Six major milestones mark critical validation points throughout the research:
\textbf{M1 (Month 4):} Confirms that startup procedures have been successfully translated to temporal logic using FRET with realizability analysis demonstrating consistent and complete specifications.
\textbf{M2 (Month 8):} Validates computational tractability by demonstrating that Strix can synthesize a complete discrete automaton from the formalized specifications. Delivers a conference paper submission to NPIC\&HMIT documenting the procedure-to-specification translation methodology.

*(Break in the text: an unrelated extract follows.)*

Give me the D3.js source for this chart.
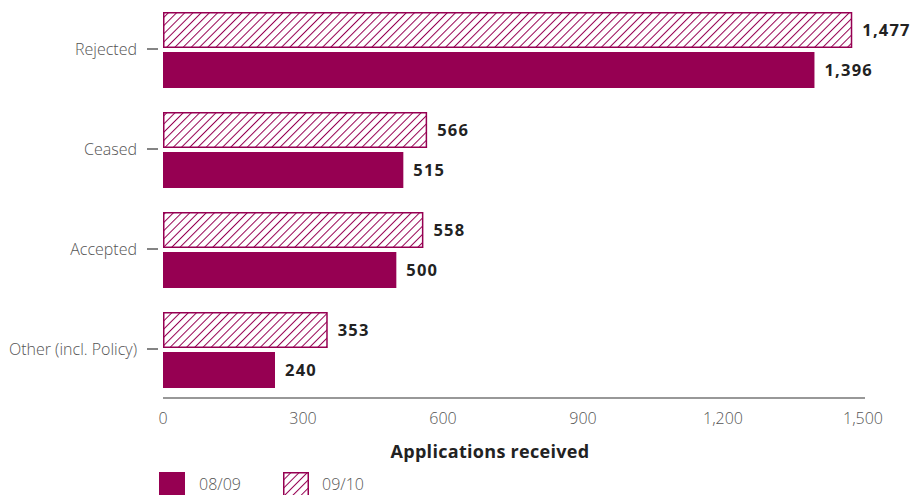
<!DOCTYPE html>
<html><head><meta charset="utf-8">
<script src="https://cdn.jsdelivr.net/npm/d3@7"></script>
<style>
body{margin:0;background:#fff;}
svg{display:block;font-family:"Open Sans",sans-serif;}
</style></head><body>
<svg id="c" width="915" height="495"></svg>
<script>
const categories = ["Rejected","Ceased","Accepted","Other (incl. Policy)"];
const series = ["09/10","08/09"];
const values0910 = [1477,566,558,353];
const values0809 = [1396,515,500,240];
const xTicks = [0,300,600,900,1200,1500];

const col = "#960052";
const svg = d3.select("#c");
const defs = svg.append("defs");
const pw = 5.8;
const pat = defs.append("pattern").attr("id","hatch").attr("patternUnits","userSpaceOnUse")
  .attr("width",pw).attr("height",pw).attr("patternTransform","rotate(45)");
pat.append("rect").attr("width",pw).attr("height",pw).attr("fill","#fff");
pat.append("line").attr("x1",0).attr("y1",0).attr("x2",0).attr("y2",pw).attr("stroke",col).attr("stroke-width",2);

const x = d3.scaleLinear().domain([0,1500]).range([163,863]);
const y = d3.scaleBand().domain(categories).range([0,400]).paddingInner(0.24).paddingOuter(0.12);
const yInner = d3.scaleBand().domain(series).range([0,y.bandwidth()]).paddingInner(0.1);

// x axis
const gx = svg.append("g").attr("transform","translate(0,398)");
gx.append("line").attr("x1",x(0)).attr("x2",x(1500)+2).attr("stroke","#333").attr("stroke-width",1.2);
gx.selectAll("text").data(xTicks).join("text")
  .attr("x",d=>x(d)).attr("y",26).attr("text-anchor","middle")
  .attr("font-size",16).attr("font-weight",300).attr("fill","#555")
  .text(d=>d3.format(",")(d));
svg.append("text").attr("x",490).attr("y",458).attr("text-anchor","middle")
  .attr("font-size",18).attr("font-weight",700).attr("fill","#222").attr("letter-spacing",0.3).text("Applications received");

// y labels
const gy = svg.append("g");
categories.forEach((c,i)=>{
  const cy = y(c)+y.bandwidth()/2 - 1;
  gy.append("line").attr("x1",147).attr("x2",158).attr("y1",cy).attr("y2",cy).attr("stroke","#333").attr("stroke-width",1.2);
  gy.append("text").attr("x",137).attr("y",cy).attr("dy","0.35em").attr("text-anchor","end")
    .attr("font-size",16).attr("font-weight",300).attr("fill","#555").text(c);
});

const data = [];
categories.forEach((c,i)=>{
  data.push({c,s:"09/10",v:values0910[i]});
  data.push({c,s:"08/09",v:values0809[i]});
});
const bars = svg.append("g");
bars.selectAll("rect").data(data).join("rect")
  .attr("x",d=>x(0)+ (d.s==="09/10"?0.75:0))
  .attr("y",d=>y(d.c)+yInner(d.s)+(d.s==="09/10"?0.75:0))
  .attr("width",d=>x(d.v)-x(0)-(d.s==="09/10"?1.5:0))
  .attr("height",d=>yInner.bandwidth()-(d.s==="09/10"?1.5:0))
  .attr("fill",d=>d.s==="09/10"?"url(#hatch)":col)
  .attr("stroke",d=>d.s==="09/10"?col:"none").attr("stroke-width",1.5);
bars.selectAll("text").data(data).join("text")
  .attr("x",d=>x(d.v)+10).attr("y",d=>y(d.c)+yInner(d.s)+yInner.bandwidth()/2)
  .attr("dy","0.35em").attr("font-size",16.5).attr("font-weight",700).attr("fill","#222")
  .attr("letter-spacing",1.2)
  .text(d=>d3.format(",")(d.v));

// legend
const lg = svg.append("g");
lg.append("rect").attr("x",159).attr("y",472).attr("width",26).attr("height",24).attr("fill",col);
lg.append("text").attr("x",199).attr("y",484).attr("dy","0.35em").attr("font-size",16).attr("font-weight",300).attr("fill","#555").text("08/09");
lg.append("rect").attr("x",283.75).attr("y",472.75).attr("width",24.5).attr("height",24).attr("fill","url(#hatch)").attr("stroke",col).attr("stroke-width",1.5);
lg.append("text").attr("x",322).attr("y",484).attr("dy","0.35em").attr("font-size",16).attr("font-weight",300).attr("fill","#555").text("09/10");
</script></body></html>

\textbf{M3 (Month 12):} Achieves TRL 3 by proving that continuous controllers can be designed and verified to satisfy discrete transition requirements. Delivers an internal technical report demonstrating component-level verification.
\textbf{M4 (Month 16):} Achieves TRL 4 through integrated simulation demonstrating that component-level correctness composes to system-level correctness. Delivers a journal paper submission to IEEE Transactions on Automatic Control presenting the complete hybrid synthesis methodology.
\textbf{M5 (Month 20):} Achieves TRL 5 by demonstrating practical implementability on industrial hardware. Delivers a conference paper submission to NPIC\&HMIT or CDC documenting hardware implementation and experimental validation.
\textbf{M6 (Month 24):} Completes the dissertation documenting the entire methodology, experimental results, and research contributions.